TLDR: We can calculate $\dfrac{\partial F}{\partial \phi}$ efficiently, either by using jacobian vector products, or nested vector jacobian products, which are equivalent to jacobian vector products. Also, jacobian vector products aren't necessarily bad when talking about gradients of compositions of functions.

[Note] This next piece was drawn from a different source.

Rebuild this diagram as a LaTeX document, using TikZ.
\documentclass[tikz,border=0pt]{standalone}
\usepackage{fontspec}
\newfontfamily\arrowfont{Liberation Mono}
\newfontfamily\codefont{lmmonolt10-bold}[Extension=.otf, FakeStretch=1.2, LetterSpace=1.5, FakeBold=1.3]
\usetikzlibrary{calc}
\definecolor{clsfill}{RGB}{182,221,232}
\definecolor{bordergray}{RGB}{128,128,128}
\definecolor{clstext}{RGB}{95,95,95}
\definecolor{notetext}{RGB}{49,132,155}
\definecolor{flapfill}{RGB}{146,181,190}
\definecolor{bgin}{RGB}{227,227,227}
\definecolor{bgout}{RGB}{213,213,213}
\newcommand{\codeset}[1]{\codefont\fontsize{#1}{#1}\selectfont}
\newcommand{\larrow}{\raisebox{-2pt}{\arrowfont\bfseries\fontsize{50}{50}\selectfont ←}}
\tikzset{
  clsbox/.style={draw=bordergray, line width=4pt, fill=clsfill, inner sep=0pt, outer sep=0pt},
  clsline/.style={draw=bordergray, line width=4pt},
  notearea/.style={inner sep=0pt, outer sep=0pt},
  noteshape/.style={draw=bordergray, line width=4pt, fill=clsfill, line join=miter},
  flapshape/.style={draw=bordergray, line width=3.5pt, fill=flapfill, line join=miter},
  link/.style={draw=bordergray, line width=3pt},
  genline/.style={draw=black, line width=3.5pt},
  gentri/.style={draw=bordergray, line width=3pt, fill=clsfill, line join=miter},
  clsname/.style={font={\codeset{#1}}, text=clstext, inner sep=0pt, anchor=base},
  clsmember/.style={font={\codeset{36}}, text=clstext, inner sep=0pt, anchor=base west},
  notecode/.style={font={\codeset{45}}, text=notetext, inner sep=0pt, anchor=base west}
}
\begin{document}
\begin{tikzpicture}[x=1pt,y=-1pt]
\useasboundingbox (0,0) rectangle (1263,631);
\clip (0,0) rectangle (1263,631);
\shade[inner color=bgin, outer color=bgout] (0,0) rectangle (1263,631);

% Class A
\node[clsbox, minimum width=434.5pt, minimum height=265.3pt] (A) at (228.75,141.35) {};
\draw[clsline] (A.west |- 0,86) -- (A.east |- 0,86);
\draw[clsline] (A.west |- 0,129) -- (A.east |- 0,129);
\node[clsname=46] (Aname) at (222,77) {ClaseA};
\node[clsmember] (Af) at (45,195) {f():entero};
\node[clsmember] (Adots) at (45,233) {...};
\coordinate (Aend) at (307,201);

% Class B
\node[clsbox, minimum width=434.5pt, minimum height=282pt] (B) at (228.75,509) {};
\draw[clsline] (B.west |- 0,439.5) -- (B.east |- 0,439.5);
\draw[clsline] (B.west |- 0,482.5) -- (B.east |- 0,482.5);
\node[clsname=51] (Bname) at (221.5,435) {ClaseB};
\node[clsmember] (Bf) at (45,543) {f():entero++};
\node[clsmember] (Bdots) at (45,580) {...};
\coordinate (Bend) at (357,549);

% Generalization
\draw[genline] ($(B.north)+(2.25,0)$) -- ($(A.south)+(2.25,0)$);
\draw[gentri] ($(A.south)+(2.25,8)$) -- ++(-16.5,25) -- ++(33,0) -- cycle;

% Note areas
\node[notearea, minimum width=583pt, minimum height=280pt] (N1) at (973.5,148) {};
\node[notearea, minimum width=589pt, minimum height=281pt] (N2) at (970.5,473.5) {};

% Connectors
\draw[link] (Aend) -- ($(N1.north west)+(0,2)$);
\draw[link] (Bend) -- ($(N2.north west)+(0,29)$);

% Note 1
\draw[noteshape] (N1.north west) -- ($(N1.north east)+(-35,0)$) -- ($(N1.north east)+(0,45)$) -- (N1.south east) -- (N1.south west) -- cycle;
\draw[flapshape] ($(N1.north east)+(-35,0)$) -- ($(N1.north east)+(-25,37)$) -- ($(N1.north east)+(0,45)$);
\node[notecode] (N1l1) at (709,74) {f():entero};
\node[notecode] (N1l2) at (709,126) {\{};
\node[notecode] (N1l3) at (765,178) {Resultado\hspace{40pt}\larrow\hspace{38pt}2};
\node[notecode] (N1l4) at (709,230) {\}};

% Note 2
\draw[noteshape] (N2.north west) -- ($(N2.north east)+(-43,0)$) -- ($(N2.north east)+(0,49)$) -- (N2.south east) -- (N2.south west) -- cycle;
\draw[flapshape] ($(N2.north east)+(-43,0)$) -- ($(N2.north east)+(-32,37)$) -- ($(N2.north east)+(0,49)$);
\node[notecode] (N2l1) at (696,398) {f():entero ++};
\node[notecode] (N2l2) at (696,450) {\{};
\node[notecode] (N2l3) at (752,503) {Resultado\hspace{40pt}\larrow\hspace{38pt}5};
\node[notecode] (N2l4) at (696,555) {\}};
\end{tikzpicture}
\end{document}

To explain this, first I'm going to cite two definitions/results from [1].
VJP vs JVP
For some function $f(x) : \mathcal{R}^m \rightarrow \mathcal{R}^n$, the vector jacobian product is defined as \begin{align*} \text{vjp}(u, f, x) := u^T\dfrac{\partial f}{\partial x} \end{align*} for some constant vector $u$. The time complexity of this vjp is \begin{align*} TIME[f, \text{vjp}(u, f, x)] <= 4 \,TIME[f] \end{align*} That is to say, the time complexity of the vjp is bounded by a constant factor of 4 times the complexity of $f$.

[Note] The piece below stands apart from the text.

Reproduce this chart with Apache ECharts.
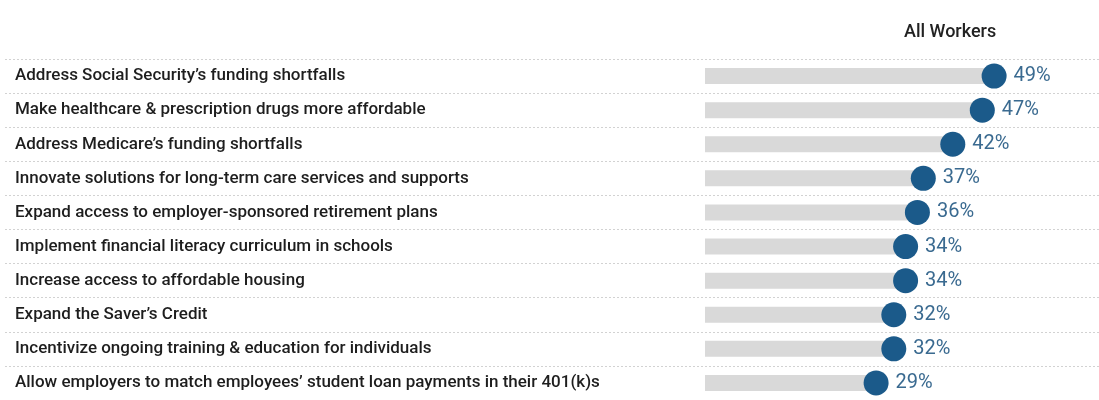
<!DOCTYPE html>
<html>
<head>
<meta charset="utf-8">
<script src="https://cdn.jsdelivr.net/npm/echarts@6/dist/echarts.min.js"></script>
<style>
html,body{margin:0;padding:0;background:#fff;}
#c{width:1099px;height:400px;}
</style>
</head>
<body>
<div id="c"></div>
<script>
const categories = [
  "Address Social Security’s funding shortfalls",
  "Make healthcare & prescription drugs more affordable",
  "Address Medicare’s funding shortfalls",
  "Innovate solutions for long-term care services and supports",
  "Expand access to employer-sponsored retirement plans",
  "Implement financial literacy curriculum in schools",
  "Increase access to affordable housing",
  "Expand the Saver’s Credit",
  "Incentivize ongoing training & education for individuals",
  "Allow employers to match employees’ student loan payments in their 401(k)s"
];
const allWorkers = [49, 47, 42, 37, 36, 34, 34, 32, 32, 29];
const seriesName = "All Workers";

const FONT = 'Roboto, "Liberation Sans", sans-serif';
const chart = echarts.init(document.getElementById('c'));
chart.setOption({
  animation: false,
  title: {
    text: seriesName,
    left: 899, top: 18,
    textStyle: {fontFamily: FONT, fontSize: 18, fontWeight: 500, color: '#222'}
  },
  grid: [
    {left: 705, right: 99, top: 59, height: 345.6},
    {left: 5, right: 0, top: 59, height: 345.6}
  ],
  xAxis: [
    {gridIndex: 0, type: 'value', min: 0, max: 50, show: false},
    {gridIndex: 1, type: 'value', min: 0, max: 1, show: false}
  ],
  yAxis: [
    {
      gridIndex: 0, type: 'category', data: categories, inverse: true,
      axisLine: {show: false}, axisTick: {show: false}, splitLine: {show: false},
      axisLabel: {
        align: 'left', margin: 690, fontFamily: FONT, fontSize: 17, fontWeight: 500,
        color: '#1e1e1e', padding: [3, 0, 0, 0]
      }
    },
    {
      gridIndex: 1, type: 'category', data: categories, inverse: true,
      axisLine: {show: false}, axisTick: {show: false}, axisLabel: {show: false},
      splitLine: {show: true, lineStyle: {color: '#d2d2d2', type: [2, 2], width: 1}}
    }
  ],
  series: [
    {
      type: 'bar', xAxisIndex: 0, yAxisIndex: 0, data: allWorkers,
      barWidth: 16, itemStyle: {color: '#d9d9d9'}, silent: true
    },
    {
      type: 'scatter', xAxisIndex: 0, yAxisIndex: 0,
      data: allWorkers.map((v, i) => [v, i]),
      symbol: 'circle', symbolSize: 25,
      itemStyle: {color: '#1b5a8a', opacity: 1},
      label: {
        show: true, position: 'right', distance: 7,
        formatter: p => p.value[0] + '%',
        fontFamily: FONT, fontSize: 20, color: '#3a6a90', padding: [2, 0, 0, 0]
      }
    }
  ]
});
</script>
</body>
</html>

For the same function $f(x)$, the jacobian vector product is defined as \begin{align*} \text{jvp}(f, x, v) := \dfrac{\partial f}{\partial x}v \end{align*} The time complexity of this jvp is \begin{align*} TIME[f, \text{jvp}(f, x, v)] <= \frac{5}{2} \,TIME[f] \end{align*} At this point, if you were me when I asked this question, you're asking yourself, "wait, they both have a constant computation complexity?" You might think that jacobian vector products, also known as forward mode differentiation, are to be avoided, whereas we only want to use vector jacobian products.

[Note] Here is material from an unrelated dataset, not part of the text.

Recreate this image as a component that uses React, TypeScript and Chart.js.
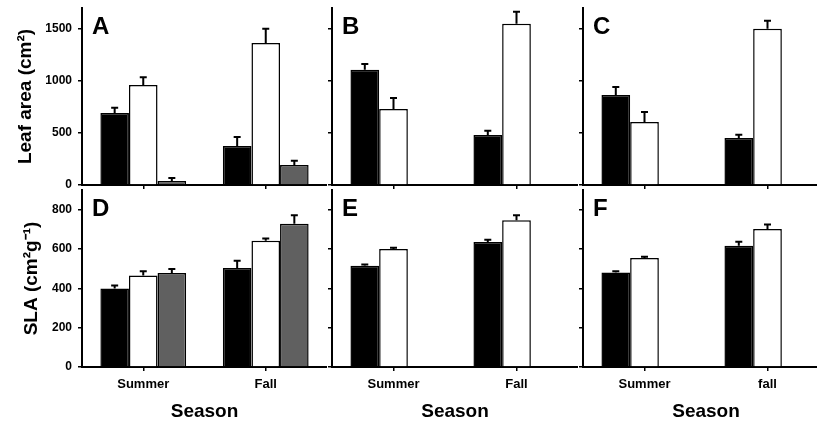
import React, { useEffect, useRef } from 'react';
import { Chart, registerables } from 'chart.js';

Chart.register(...registerables);

const FONT = "'Liberation Sans', Arial, Helvetica, sans-serif";

// Categories
const seasons = ['Summer', 'Fall'];
const seasonsF = ['Summer', 'fall'];

// Y tick values
const leafTicks = [0, 500, 1000, 1500];
const slaTicks = [0, 200, 400, 600, 800];

// Leaf area (cm²) — panels A, B, C
const aBlack = [692, 375];
const aBlackErr = [50, 85];
const aWhite = [961, 1365];
const aWhiteErr = [75, 135];
const aGray = [38, 192];
const aGrayErr = [30, 40];

const bBlack = [1106, 481];
const bBlackErr = [57, 40];
const bWhite = [731, 1548];
const bWhiteErr = [105, 115];

const cBlack = [865, 452];
const cBlackErr = [77, 30];
const cWhite = [606, 1500];
const cWhiteErr = [95, 77];

// SLA (cm² g⁻¹) — panels D, E, F
const dBlack = [399, 504];
const dBlackErr = [15, 36];
const dWhite = [465, 642];
const dWhiteErr = [22, 12];
const dGray = [478, 729];
const dGrayErr = [20, 42];

const eBlack = [515, 635];
const eBlackErr = [6, 12];
const eWhite = [600, 746];
const eWhiteErr = [6, 25];

const fBlack = [481, 617];
const fBlackErr = [6, 20];
const fWhite = [554, 702];
const fWhiteErr = [6, 22];

const emptyPair: (number | null)[] = [null, null];

const leafMax = 1700;
const slaMax = 900;

const errorBarsPlugin = {
  id: 'errorBars',
  afterDatasetsDraw(chart: any) {
    const ctx = chart.ctx;
    const yScale = chart.scales.y;
    ctx.save();
    ctx.strokeStyle = '#000';
    ctx.lineWidth = 2;
    chart.data.datasets.forEach((ds: any, i: number) => {
      const meta = chart.getDatasetMeta(i);
      if (!ds.errors) return;
      meta.data.forEach((el: any, j: number) => {
        const v = ds.data[j];
        const e = ds.errors[j];
        if (v == null || e == null) return;
        const x = el.x;
        const yTop = el.y;
        const yErr = yScale.getPixelForValue(v + e);
        ctx.beginPath();
        ctx.moveTo(x, yTop);
        ctx.lineTo(x, yErr);
        ctx.moveTo(x - 3.5, yErr);
        ctx.lineTo(x + 3.5, yErr);
        ctx.stroke();
      });
    });
    ctx.restore();
  },
};

const letterPlugin = {
  id: 'panelLetter',
  afterDraw(chart: any, _args: any, opts: any) {
    const { ctx, chartArea } = chart;
    ctx.save();
    ctx.fillStyle = '#000';
    ctx.font = `bold 24px ${FONT}`;
    ctx.textAlign = 'left';
    ctx.textBaseline = 'alphabetic';
    ctx.fillText(opts.letter || '', chartArea.left + 10, chartArea.top + 26);
    ctx.restore();
  },
};

type PanelProps = {
  letter: string;
  labels: string[];
  black: number[];
  blackErr: number[];
  white: number[];
  whiteErr: number[];
  gray: (number | null)[];
  grayErr: (number | null)[];
  yMax: number;
  yTicks: number[];
  yTitle: string;
  titlePad: number;
  showY: boolean;
  showX: boolean;
  left: number;
  top: number;
  width: number;
  height: number;
  xH: number;
};

function Panel(p: PanelProps) {
  const ref = useRef<HTMLCanvasElement | null>(null);
  useEffect(() => {
    if (!ref.current) return;
    const chart = new Chart(ref.current, {
      type: 'bar',
      data: {
        labels: p.labels,
        datasets: [
          {
            data: p.black,
            errors: p.blackErr,
            backgroundColor: '#000',
            borderColor: '#000',
            borderWidth: 1.5,
          } as any,
          {
            data: p.white,
            errors: p.whiteErr,
            backgroundColor: '#fff',
            borderColor: '#000',
            borderWidth: 1.5,
          } as any,
          {
            data: p.gray,
            errors: p.grayErr,
            backgroundColor: '#606060',
            borderColor: '#000',
            borderWidth: 1.5,
          } as any,
        ],
      },
      options: {
        responsive: false,
        animation: false,
        devicePixelRatio: 1,
        events: [],
        layout: { padding: { top: 8, left: 0, right: 0, bottom: 0 } },
        datasets: { bar: { categoryPercentage: 0.7, barPercentage: 1.0 } },
        plugins: {
          legend: { display: false },
          tooltip: { enabled: false },
          panelLetter: { letter: p.letter },
        } as any,
        scales: {
          x: {
            type: 'category',
            offset: true,
            grid: {
              display: true,
              offset: false,
              drawOnChartArea: false,
              drawTicks: true,
              tickLength: 4,
              color: '#000',
              lineWidth: 1.5,
            },
            border: { display: true, color: '#000', width: 2 },
            ticks: {
              display: p.showX,
              color: '#000',
              font: { family: FONT, size: 13, weight: 'bold' },
              padding: 6,
              maxRotation: 0,
              autoSkip: false,
            },
            title: {
              display: p.showX,
              text: 'Season',
              color: '#000',
              font: { family: FONT, size: 19, weight: 'bold' },
              padding: { top: 0, bottom: 0 },
            },
            afterFit: (s: any) => {
              s.height = p.xH;
              s.paddingLeft = 0;
              s.paddingRight = 0;
            },
          },
          y: {
            min: 0,
            max: p.yMax,
            grid: {
              drawOnChartArea: false,
              drawTicks: true,
              tickLength: 4,
              color: '#000',
              lineWidth: 1.5,
            },
            border: { display: true, color: '#000', width: 2 },
            afterBuildTicks: (s: any) => {
              s.ticks = p.yTicks.map((v) => ({ value: v }));
            },
            ticks: {
              display: p.showY,
              color: '#000',
              font: { family: FONT, size: 12, weight: 'bold' },
              padding: 6,
              callback: (v: any) => String(v),
            },
            title: {
              display: !!p.yTitle,
              text: p.yTitle,
              color: '#000',
              font: { family: FONT, size: 19, weight: 'bold' },
              padding: { top: p.titlePad, bottom: 0 },
            },
            afterFit: (s: any) => {
              s.width = 82;
              s.paddingTop = 0;
              s.paddingBottom = 0;
            },
          },
        },
      } as any,
      plugins: [errorBarsPlugin, letterPlugin],
    });
    return () => chart.destroy();
  }, []);
  return (
    <canvas
      ref={ref}
      width={p.width}
      height={p.height}
      style={{ position: 'absolute', left: p.left, top: p.top, width: p.width, height: p.height }}
    />
  );
}

export default function App() {
  const topH = 195;
  const botTop = 182;
  const botH = 241;
  return (
    <div
      style={{
        position: 'fixed',
        left: 0,
        top: 0,
        width: 817,
        height: 423,
        overflow: 'hidden',
        background: '#fff',
      }}
    >
      <Panel letter="A" labels={seasons} black={aBlack} blackErr={aBlackErr} white={aWhite} whiteErr={aWhiteErr}
        gray={aGray} grayErr={aGrayErr} yMax={leafMax} yTicks={leafTicks} yTitle="Leaf area (cm²)" titlePad={14}
        showY={true} showX={false} left={0} top={0} width={327} height={topH} xH={10} />
      <Panel letter="B" labels={seasons} black={bBlack} blackErr={bBlackErr} white={bWhite} whiteErr={bWhiteErr}
        gray={emptyPair} grayErr={emptyPair} yMax={leafMax} yTicks={leafTicks} yTitle="" titlePad={0}
        showY={false} showX={false} left={250} top={0} width={328} height={topH} xH={10} />
      <Panel letter="C" labels={seasons} black={cBlack} blackErr={cBlackErr} white={cWhite} whiteErr={cWhiteErr}
        gray={emptyPair} grayErr={emptyPair} yMax={leafMax} yTicks={leafTicks} yTitle="" titlePad={0}
        showY={false} showX={false} left={501} top={0} width={328} height={topH} xH={10} />
      <Panel letter="D" labels={seasons} black={dBlack} blackErr={dBlackErr} white={dWhite} whiteErr={dWhiteErr}
        gray={dGray} grayErr={dGrayErr} yMax={slaMax} yTicks={slaTicks} yTitle="SLA (cm²g⁻¹)" titlePad={20}
        showY={true} showX={true} left={0} top={botTop} width={327} height={botH} xH={56} />
      <Panel letter="E" labels={seasons} black={eBlack} blackErr={eBlackErr} white={eWhite} whiteErr={eWhiteErr}
        gray={emptyPair} grayErr={emptyPair} yMax={slaMax} yTicks={slaTicks} yTitle="" titlePad={0}
        showY={false} showX={true} left={250} top={botTop} width={328} height={botH} xH={56} />
      <Panel letter="F" labels={seasonsF} black={fBlack} blackErr={fBlackErr} white={fWhite} whiteErr={fWhiteErr}
        gray={emptyPair} grayErr={emptyPair} yMax={slaMax} yTicks={slaTicks} yTitle="" titlePad={0}
        showY={false} showX={true} left={501} top={botTop} width={328} height={botH} xH={56} />
    </div>
  );
}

Scalar objectives and when JVP go bad
To understand why JVP get a bad rap, let's consider the function $h(\theta) : \mathcal{R}^m \rightarrow \mathcal{R}$. In a common use case, we want to compute the gradient $\dfrac{\partial h}{\partial \theta}$. If we want to compute this gradient with a vjp, its simply \begin{align*} \dfrac{\partial h}{\partial \theta} = \text{vjp}(1, h, \theta) \end{align*} where $1$ is a scalar. Since we can compute this gradient with a single vjp, it follows that we can compute the gradient with the equivalent of (at most) 4 evaluations of $h$. Now lets say we try use jvp instead. \begin{align*} \dfrac{\partial h}{\partial \theta} = \dfrac{\partial h}{\partial \theta}I = \begin{bmatrix} \text{jvp}(h, \theta, e_1) & \text{jvp}(h, \theta, e_2) & \ldots & \text{jvp}(h, \theta, e_m) \end{bmatrix} \end{align*} where $I$ is the $\mathcal{R}^m$ identity matrix, and $e_i$ is a vector with 1 at index $i$ and 0s everywhere else. Now it's clear to evaluate the gradient we don't need a single jvp, but actually we need $m$ jvp. So in this context jvp go very wrong.
Relevance to the original question
As stated in the question, we have \begin{align*} \dfrac{\partial F}{\partial \phi} = \sum_{i=0}^{n-1}\xi_i^T\dfrac{\partial p_{i+1}}{\partial x_{i+1}}^T\dfrac{\partial \beta_{1+i}}{\partial \phi} \end{align*} where $\xi$ are given by \begin{align*} &\xi_0^T = f^T\dfrac{\partial h_0}{\partial \theta}^T \\ & \xi_{i+1}^T = f^T\dfrac{\partial h_{i+1}}{\theta}^T + \xi_i^T\dfrac{\partial h_{i+1}}{\partial x_{i+1}}^T \end{align*} Now the $\xi$ can be efficiently calculated using jvp. \begin{align*} & \xi_{i} = \text{jvp}(h_i, \theta, f) + \text{jvp}(h_i, x_i, \xi_{i-1}) \end{align*} Then gradient is simply \begin{align*} \sum_{i=0}^{n-1} \langle\text{vjp}(1, p_{i+1}, x_{i}), \xi_i\rangle\text{vjp}(1, \beta_{i+1}, \phi) \end{align*} So in this case, it's simple to calculate $\xi$ with jvp, but not with vjp.
As a final point, I'll mention that Hyperplane's answer could also work - this is because two nested vjp is equivalent to jvp. \begin{align*} \text{vjp}(c, \text{vjp}(y, g, \phi), y) = \text{jvp}(g, \phi, c)^T \end{align*} So as an alternative to using jvp, you can use nested vjp instead.
Reference
[1] "Evaluating Derivatives: principles and techniques of algorithmic differentiation" by Griewank, Walther (2008). Chapter 3.